After explaining the regime’s rationale, the text moves onto its application, first describing terms and contracts exempt from review, then moving onto the contracts to which the UCTL applies, namely standard form consumer contracts. From here the text further delves into the substantive law surrounding the interpretation of unfair terms within the UCTL, by looking to common law contract principles in regards to the incorporation and construction of terms. Paterson importantly combines contract at common law and the potential interplay it has with that of the provisions under the UCTL and their potential interpretation in the courts. She provides novel practical examples of the potential application and dilemmas posed with the UCTL. For example, she looks at the powers of regulators, or an individual consumer to challenge a term as unfair, even if it is not at law, incorporated within the contract. Indeed from this a question arises; how will ‘unfair’ terms be interpreted and what methods of construction would be used?
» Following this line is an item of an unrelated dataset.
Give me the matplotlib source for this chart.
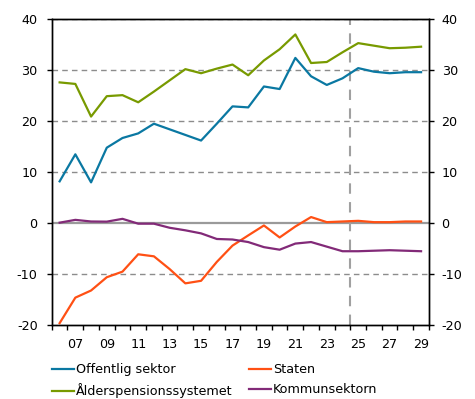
import matplotlib
matplotlib.use("Agg")
import matplotlib.pyplot as plt
import numpy as np

years = list(range(2006, 2030))
offentlig = [8.2, 13.5, 8.0, 14.8, 16.7, 17.6, 19.5, 18.4, 17.3, 16.2, 19.5, 22.9, 22.7,
             26.8, 26.3, 32.4, 28.8, 27.1, 28.4, 30.4, 29.7, 29.4, 29.6, 29.6]
staten = [-19.6, -14.6, -13.2, -10.6, -9.5, -6.1, -6.5, -9.0, -11.8, -11.3, -7.6, -4.4, -2.4,
          -0.45, -2.8, -0.65, 1.2, 0.2, 0.33, 0.46, 0.2, 0.2, 0.33, 0.33]
alders = [27.6, 27.3, 20.9, 24.9, 25.1, 23.7, 25.8, 28.0, 30.2, 29.4, 30.3, 31.1, 29.0,
          31.9, 34.1, 37.0, 31.4, 31.6, 33.5, 35.3, 34.8, 34.3, 34.4, 34.6]
kommun = [0.1, 0.65, 0.33, 0.3, 0.85, -0.1, -0.1, -0.9, -1.4, -2.0, -3.1, -3.2, -3.7,
          -4.7, -5.2, -4.0, -3.7, -4.6, -5.5, -5.5, -5.4, -5.3, -5.4, -5.5]
labels = ["Offentlig sektor", "Staten", "Ålderspensionssystemet", "Kommunsektorn"]
colors = ["#0a78a2", "#ff5014", "#789a00", "#822a78"]
yticks = [-20, -10, 0, 10, 20, 30, 40]
xlabel_years = list(range(2007, 2030, 2))
forecast_start = 2024.5

plt.rcParams['font.family'] = ['DejaVu Sans']
fs = 9.2

fig = plt.figure(figsize=(4.75, 3.99), dpi=100)
ax = fig.add_axes([0.109, 0.185, 0.794, 0.767])

for y in [-10, 10, 20, 30, 40]:
    ax.axhline(y, color="#8c8c8c", lw=1.0, ls=(0, (4, 3)), zorder=1)
ax.axhline(0, color="#9a9a9a", lw=1.6, zorder=1)
ax.axvline(forecast_start, color="#a0a0a0", lw=1.5, ls=(0, (5, 4)), zorder=1)

series = [offentlig, staten, alders, kommun]
handles = {}
for i in range(4):
    h, = ax.plot(years, series[i], color=colors[i], lw=1.6, zorder=3, label=labels[i])
    handles[i] = h

ax.set_xlim(years[0] - 0.5, years[-1] + 0.5)
ax.set_ylim(-20, 40)
ax.set_yticks(yticks)
ax.set_yticklabels([str(v) for v in yticks], fontsize=fs)
ax.set_xticks(np.arange(years[0] - 0.5, years[-1] + 1, 1.0))
ax.set_xticklabels([])
ax.set_xticks(xlabel_years, minor=True)
ax.set_xticklabels([f"{y % 100:02d}" for y in xlabel_years], minor=True, fontsize=fs)
ax.tick_params(axis='x', which='major', direction='out', length=3.6, width=1)
ax.tick_params(axis='x', which='minor', length=0, pad=9.5)
ax.tick_params(axis='y', direction='out', length=3.6, width=1, pad=6.5)
for s in ax.spines.values():
    s.set_linewidth(1.0)
    s.set_color("black")

ax2 = ax.twinx()
ax2.set_ylim(-20, 40)
ax2.set_yticks(yticks)
ax2.set_yticklabels([str(v) for v in yticks], fontsize=fs)
ax2.tick_params(axis='y', direction='out', length=3.6, width=1, pad=5.5)
for s in ax2.spines.values():
    s.set_linewidth(1.0)

leg = ax.legend([handles[0], handles[2], handles[1], handles[3]],
                [labels[0], labels[2], labels[1], labels[3]],
                ncol=2, loc='upper left', bbox_to_anchor=(-0.013, -0.108),
                frameon=False, fontsize=fs, handlelength=1.75, handletextpad=0.15,
                columnspacing=1.25, labelspacing=0.55, borderaxespad=0)

fig.savefig("out.png", dpi=100)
According to Paterson, such questions could be answered by looking at ‘ordinary’ principles of construction under contract law generally, with such principles complementing the UCTL.

Such complementary application can help construct the ‘fairness’ of a term, depending on who is relying on the term, whether it is a consumer seeking to determine if a term is unfair under a single contract, or a regulator seeking to find a term within the market unfair generally. Paterson explains her analysis of the construction of such terms, through the contract law contra proferentem rule in regards to the interpretation of exclusion clauses: that a party relying on such a clause will have any ambiguity within it construed against their interests.[4] She contends such an approach to determining whether an ambiguous clause is unfair may be followed under the UCTL, which would essentially follow a rule expressly laid out in the UTCCR under Regulation 7(2) that an interpretation of a term ‘which is most favourable to the consumer shall prevail.’ The profession will benefit from this original analysis on construction, adding to the efficiency of compiling and preparing advice in this area.
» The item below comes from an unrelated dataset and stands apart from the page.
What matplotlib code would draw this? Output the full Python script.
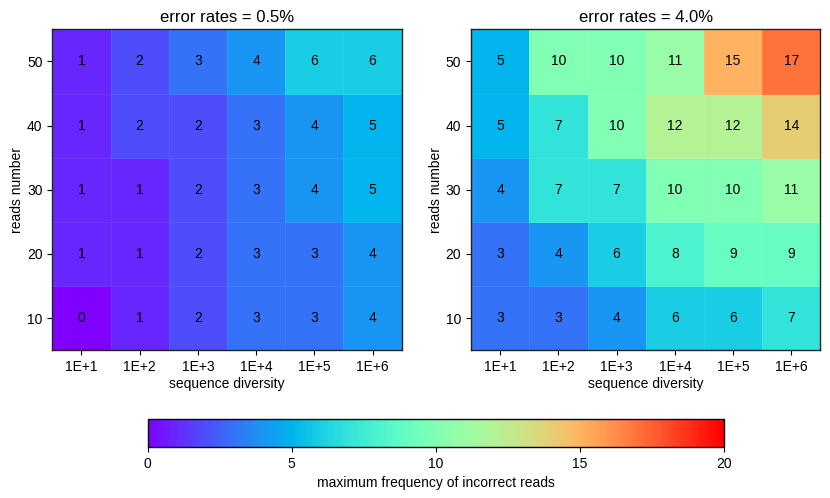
import numpy as np
import matplotlib
matplotlib.use("Agg")
import matplotlib.pyplot as plt

plt.rcParams['font.family'] = ['Liberation Sans', 'DejaVu Sans']

diversity_labels = ["1E+1", "1E+2", "1E+3", "1E+4", "1E+5", "1E+6"]
reads_numbers = [10, 20, 30, 40, 50]
titles = ["error rates = 0.5%", "error rates = 4.0%"]

# rows ordered by reads number 10, 20, 30, 40, 50
values_05 = [
    [0, 1, 2, 3, 3, 4],
    [1, 1, 2, 3, 3, 4],
    [1, 1, 2, 3, 4, 5],
    [1, 2, 2, 3, 4, 5],
    [1, 2, 3, 4, 6, 6],
]
values_40 = [
    [3, 3, 4, 6, 6, 7],
    [3, 4, 6, 8, 9, 9],
    [4, 7, 7, 10, 10, 11],
    [5, 7, 10, 12, 12, 14],
    [5, 10, 10, 11, 15, 17],
]

fig = plt.figure(figsize=(8.3, 4.98), dpi=100)
ax_pos = [[0.063, 0.297, 0.421, 0.644], [0.5675, 0.297, 0.421, 0.644]]
cmap = plt.get_cmap('rainbow')

mesh = None
for pos, vals, title in zip(ax_pos, [values_05, values_40], titles):
    ax = fig.add_axes(pos)
    data = np.array(vals, dtype=float)
    xe = np.arange(len(diversity_labels) + 1) - 0.5
    ye = np.array(reads_numbers + [reads_numbers[-1] + 10], dtype=float) - 5
    mesh = ax.pcolormesh(xe, ye, data, cmap=cmap, vmin=0, vmax=20,
                         edgecolor=(1, 1, 1, 0.08), linewidth=0.5)
    for i, r in enumerate(reads_numbers):
        for j in range(len(diversity_labels)):
            ax.text(j, r, f"{int(data[i, j])}", ha='center', va='center',
                    fontsize=10, color='black')
    ax.set_xticks(range(len(diversity_labels)))
    ax.set_xticklabels(diversity_labels, fontsize=10)
    ax.set_yticks(reads_numbers)
    ax.set_yticklabels([str(r) for r in reads_numbers], fontsize=10)
    ax.set_xlim(xe[0], xe[-1])
    ax.set_ylim(ye[0], ye[-1])
    ax.set_xlabel("sequence diversity", fontsize=10, labelpad=2)
    ax.set_ylabel("reads number", fontsize=10, labelpad=2)
    ax.set_title(title, fontsize=12, pad=5)
    for s in ax.spines.values():
        s.set_linewidth(1.0)
        s.set_color('#222222')

cax = fig.add_axes([0.178, 0.1024, 0.694, 0.0562])
cb = fig.colorbar(mesh, cax=cax, orientation='horizontal')
cb.set_ticks([0, 5, 10, 15, 20])
cb.ax.tick_params(labelsize=10)
cb.set_label("maximum frequency of incorrect reads", fontsize=10, labelpad=4)
cb.outline.set_linewidth(1.0)

fig.savefig("out.png", dpi=100)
After this investigation, Paterson looks at the elements of the test to determine an unfair term, then discussing the relevant matters that point to unfairness including transparency, the contract as a whole and notice. Rounding off the application of the UCTL there is an assessment of its effects and remedies and consequences from enforcement. There is also a gauging of the relationship between unfair terms and unconscionable conduct and the UCTL’s congruence with the Consumer Guarantees Law under the ACL. The final chapters look in detail at what terms are specifically deemed to be unfair under the UCTL itself and have been found to be unfair through comparative jurisprudence – described as the ‘grey list’ terms that are not prohibited but can be found to be on construction. This final analysis is particularly impressive, as it offers potential outcomes in the Australian context for a number of clauses including termination clauses and penalties clauses. Arguably this is the most useful single part of the text, as it demonstrates through principled research how the UCTL could be operated in the Australian context and the terms subject to it.

In the UCTL context, a current topical issue in the Australian courts is the need for a ‘breach’ of a term under a contract for the exceptions on penalties to apply. Australian authority suggests that the penalties doctrine applies where there is a breach of a contract term, which stipulates that the breaching party will pay an agreed amount that acts as a genuine pre-estimate of the loss caused by the breach.[5] Indeed, a term that may be deemed unfair under the UCTL within the ACL under s 25(1)(c)[6] is ‘a term that penalises, or has the effect of penalising, one party (but not another party) for a breach or termination of the contract.’ However, the issue for a consumer arises where courts determine that a breach under a contract, for example over-drawing an account,[7] is not a breach, but rather an event that on its occurrence allows a bank the discretion to accept the overdrawn amount and thus impose a fee on the new facility. Through such an interpretation the ‘overdrawn’ fee, for example, is not subject to the penalties doctrine, as there was no ‘breach’ per se. Whether such an interpretation would be followed under the UCTL is yet to be seen, however comparative jurisprudence would suggest that this approach will remain.[8] Perhaps such terms could be deemed unfair as it arguably results in a unilateral variation of the contract under s 25(1)(d)[9] of the UCTL under the ACL? Regardless, it is novel issues like this that Paterson’s text will help litigators identify and structure arguments against with her concise yet comprehensive account in Unfair Contract Terms in Australia. The text is impressive precisely because it underpins the reasons for the legislative changes, and using largely comparative analysis of case law, how such changes will be interpreted on specific points of the legislation.

Timothy Woolley[∗]

[1] Productivity Commission, Review of Australia’s Consumer Policy Framework, Report No 45 (2008).

[2] Director General of Fair Trading v First National Bank plc [2001] UKHL 52; [2002] 1 AC 481; Office of Fair Trading v Abbey National plc [2009] UKSC 6; [2010] 1 AC 696.

[3] Jetstar Airways Pty Ltd v Free [2008] VSC 539 (3 December 2008).

[4] Darlington Futures Ltd v Delco Australia Pty Ltd [1986] HCA 82; (1986) 161 CLR 500, 510.

[5] Ringrow Pty Ltd v BP Australia Pty Ltd [2005] HCA 71; (2005) 224 CLR 656.

[6] See also ASIC Act s 12BH(1)(c).

[7] Andrews v Australian and New Zealand Banking Group Limited [2011] FCA 1376 (5 December 2011).

[8] Office of Fair Trading v Abbey National plc [2009] UKSC 6; [2010] 1 AC 696.

[9] See also ASIC Act s 12BH(1)(d).

[∗] Final year BA-LLB student at the University of Tasmania, and member of the Editorial Board of the University of Tasmania Law Review for 2012.